Accessing super: help yourself pain-free

Withdrawing money from your superannuation account to help survive the coronavirus crisis does not mean your retirement income will be permanently damaged.

Despite warnings that $20,000 withdrawn now could leave a financial hole more than five times larger at retirement, super fund members have opportunities to pay it back and broaden their wealth beyond super.

Fiduciary Advice co-founder Andrew Crawford said many in the super industry assumed that people's total retirement balances would come from superannuation "but that's not the reality".

"For most people it's a mix of age pension, maybe rent from an investment property or some dividends from shares, or they may release some equity in their home," he said.

The government’s early-release superannuation scheme has been hugely popular.
The government’s early-release superannuation scheme has been hugely popular.

Mr Crawford said people suffering financial hardship from the COVID-19 fallout would be better off withdrawing super rather than losing their house or taking a big hit to their credit rating.

"Keeping your home and having peace of mind about your finances is far more important," he said.

"You can make up the lost contributions later when you return to working."

Tax-deductible personal contributions, spouse contributions and co-contributions are among the ways people can get extra financial benefits by putting money into their super.

Borrowers are being offered six-month mortgage repayment holidays to help cope with the crisis.

Wealth for Life Financial Planning Principal Rex Whitford said many people withdrawing their super under the COVID-19 rules were unlikely to put the money back.

"I don't like seeing people pulling money out of long-term savings, but what's the alternative?" he said.

Wealth For Life Financial Planning’s Rex Whitford says withdrawing super is a necessity for some.
Wealth For Life Financial Planning’s Rex Whitford says withdrawing super is a necessity for some.

The decision to withdraw should not be taken lightly, and Mr Whitford said it should reflect people's individual circumstances.

"How much longer would it take you to buy another house if you are going to lose that?" he said.

"Plus the stamp duty, which is a real loss.
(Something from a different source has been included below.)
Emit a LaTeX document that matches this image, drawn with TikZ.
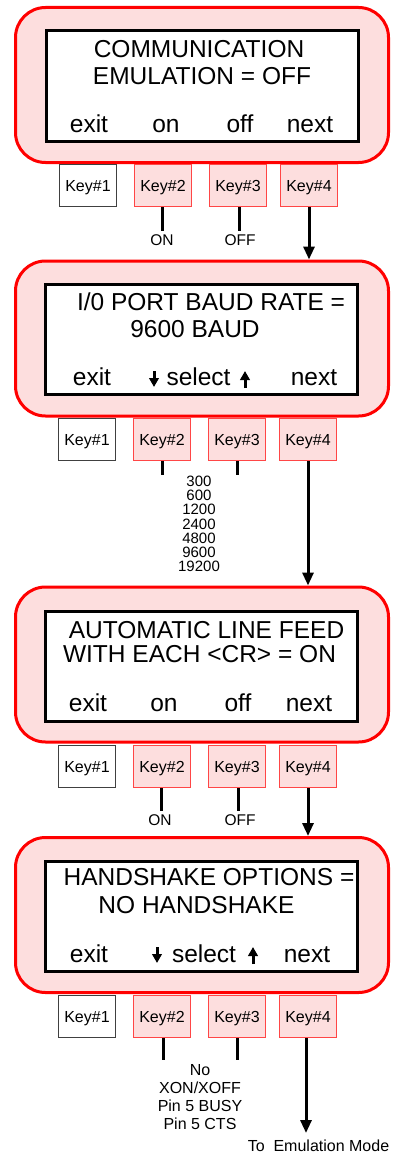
\documentclass[tikz,border=0pt]{standalone}
\usepackage{fontspec}
\setmainfont{Liberation Sans}
\usetikzlibrary{arrows.meta}
\definecolor{pinkfill}{RGB}{253,222,222}
\definecolor{keyred}{RGB}{255,70,70}
\begin{document}
\begin{tikzpicture}[x=1pt,y=-1pt,
  panel/.style={draw=red, fill=pinkfill, line width=3pt, rounded corners=30pt, minimum width=373pt, minimum height=155pt, inner sep=0pt},
  screen/.style={draw=black, fill=white, line width=3pt, minimum width=312pt, minimum height=110pt, inner sep=0pt},
  big/.style={font=\fontsize{24.5}{28}\selectfont, inner sep=0pt, anchor=base},
  keybox/.style={draw=keyred, fill=pinkfill, line width=1pt, minimum width=57pt, minimum height=42pt, inner sep=0pt, font=\fontsize{16}{18}\selectfont, text height=11.5pt, text depth=0pt},
  keyplain/.style={keybox, draw=black!75, fill=white},
  stub/.style={line width=3pt},
  flow/.style={line width=3pt, -{Triangle[width=11pt,length=13pt]}},
  sel/.style={line width=3pt, -{Triangle[width=9.5pt,length=9pt]}},
  small/.style={font=\fontsize{15.5}{18}\selectfont, inner sep=0pt, anchor=base},
  baudtxt/.style={font=\fontsize{15}{18}\selectfont, inner sep=0pt, anchor=base},
  hstxt/.style={font=\fontsize{16}{18}\selectfont, inner sep=0pt, anchor=base},
]
\useasboundingbox (0,0) rectangle (400,1153);

% ---------- Panel 1 ----------
\node[panel] (p1) at (202,85) {};
\node[screen] (s1) at (202.5,86) {};
\node[big] (t1a) at (199,57.3) {COMMUNICATION};
\node[big] (t1b) at (202,85) {EMULATION = OFF};
\node[big] (b1a) at (89,132.7) {exit};
\node[big] (b1b) at (166,132.7) {on};
\node[big] (b1c) at (240,132.7) {off};
\node[big] (b1d) at (310,132.7) {next};
\node[keyplain] (k11) at (88,185.5) {Key\#1};
\node[keybox] (k12) at (163,185.5) {Key\#2};
\node[keybox] (k13) at (238,185.5) {Key\#3};
\node[keybox] (k14) at (309,185.5) {Key\#4};
\coordinate (e12) at (162,231);
\coordinate (e13) at (239,231);
\draw[stub] (k12.south -| e12) -- (e12);
\draw[stub] (k13.south -| e13) -- (e13);
\node[small] (l12) at (162,245) {ON};
\node[small] (l13) at (240,245) {OFF};

% ---------- Panel 2 ----------
\node[panel] (p2) at (202,338.5) {};
\node[screen] (s2) at (201.5,339) {};
\node[big] (t2a) at (211,310.7) {I/0 PORT BAUD RATE =};
\node[big] (t2b) at (195,337.3) {9600 BAUD};
\node[big] (b2a) at (92,385.7) {exit};
\node[big] (b2b) at (198.5,385.7) {select};
\node[big] (b2d) at (314,385.7) {next};
\coordinate (d2a) at (154,371);
\coordinate (d2b) at (154,387);
\coordinate (u2a) at (245,388);
\coordinate (u2b) at (245,371);
\draw[sel] (d2a) -- (d2b);
\draw[sel] (u2a) -- (u2b);
\node[keyplain] (k21) at (87,439.5) {Key\#1};
\node[keybox] (k22) at (162,439.5) {Key\#2};
\node[keybox] (k23) at (237,439.5) {Key\#3};
\node[keybox] (k24) at (308,439.5) {Key\#4};
\coordinate (e22) at (162,475);
\coordinate (e23) at (237,475);
\draw[stub] (k22.south -| e22) -- (e22);
\draw[stub] (k23.south -| e23) -- (e23);
\foreach \v [count=\i from 0] in {300,600,1200,2400,4800,9600,19200}
  \node[baudtxt] (baud\i) at (199,486.7+14.1*\i) {\v};

% ---------- Panel 3 ----------
\node[panel] (p3) at (202,664.5) {};
\node[screen] (s3) at (201.5,666.5) {};
\node[big] (t3a) at (206.5,638.3) {AUTOMATIC LINE FEED};
\node[big] (t3b) at (199.5,662.7) {WITH EACH <CR> = ON};
\node[big] (b3a) at (88,711.7) {exit};
\node[big] (b3b) at (164,711.7) {on};
\node[big] (b3c) at (238,711.7) {off};
\node[big] (b3d) at (309,711.7) {next};
\node[keyplain] (k31) at (87,766.5) {Key\#1};
\node[keybox] (k32) at (162,766.5) {Key\#2};
\node[keybox] (k33) at (237,766.5) {Key\#3};
\node[keybox] (k34) at (308,766.5) {Key\#4};
\coordinate (e32) at (161,811);
\coordinate (e33) at (238,811);
\draw[stub] (k32.south -| e32) -- (e32);
\draw[stub] (k33.south -| e33) -- (e33);
\node[small] (l32) at (160,825) {ON};
\node[small] (l33) at (240,825) {OFF};

% ---------- Panel 4 ----------
\node[panel] (p4) at (202,915) {};
\node[screen] (s4) at (201.5,916) {};
\node[big] (t4a) at (209,885) {HANDSHAKE OPTIONS =};
\node[big] (t4b) at (196.5,913.3) {NO HANDSHAKE};
\node[big] (b4a) at (89,962.3) {exit};
\node[big] (b4b) at (204,962.3) {select};
\node[big] (b4d) at (307,962.3) {next};
\coordinate (d4a) at (157,947);
\coordinate (d4b) at (157,963);
\coordinate (u4a) at (253,964);
\coordinate (u4b) at (253,947);
\draw[sel] (d4a) -- (d4b);
\draw[sel] (u4a) -- (u4b);
\node[keyplain] (k41) at (87,1016.5) {Key\#1};
\node[keybox] (k42) at (162,1016.5) {Key\#2};
\node[keybox] (k43) at (237,1016.5) {Key\#3};
\node[keybox] (k44) at (308,1016.5) {Key\#4};
\coordinate (e42) at (163,1060);
\coordinate (e43) at (237,1060);
\draw[stub] (k42.south -| e42) -- (e42);
\draw[stub] (k43.south -| e43) -- (e43);
\node[hstxt] (hs0) at (200,1075) {No};
\node[hstxt] (hs1) at (200,1093.2) {XON/XOFF};
\node[hstxt] (hs2) at (200,1111.4) {Pin 5 BUSY};
\node[hstxt] (hs3) at (200,1129.4) {Pin 5 CTS};
\coordinate (end) at (306,1133);
\node[hstxt] (toem) at (318.5,1151.7) {To\ \ Emulation Mode};

% ---------- flow arrows ----------
\draw[flow] (k14.south) -- (k14.south |- p2.north);
\draw[flow] (k24.south) -- (k24.south |- p3.north);
\draw[flow] (k34.south) -- (k34.south |- p4.north);
\draw[flow] (k44.south -| end) -- (end);
\end{tikzpicture}
\end{document}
Keep the house you have got right now."

Mr Whitford said super fund members were unlikely to rebuild lost balances quickly "unless you have a predetermined strategy to pay yourself first by using salary sacrifice".

He said super should not be people's only form of retirement saving.

Governments will want to claw back billions and super's a constant target for rule changes.

"Now, more than ever, it makes sense to have a pot of money separate to superannuation that doesn't have the same legislative strings attached," Mr Whitford said.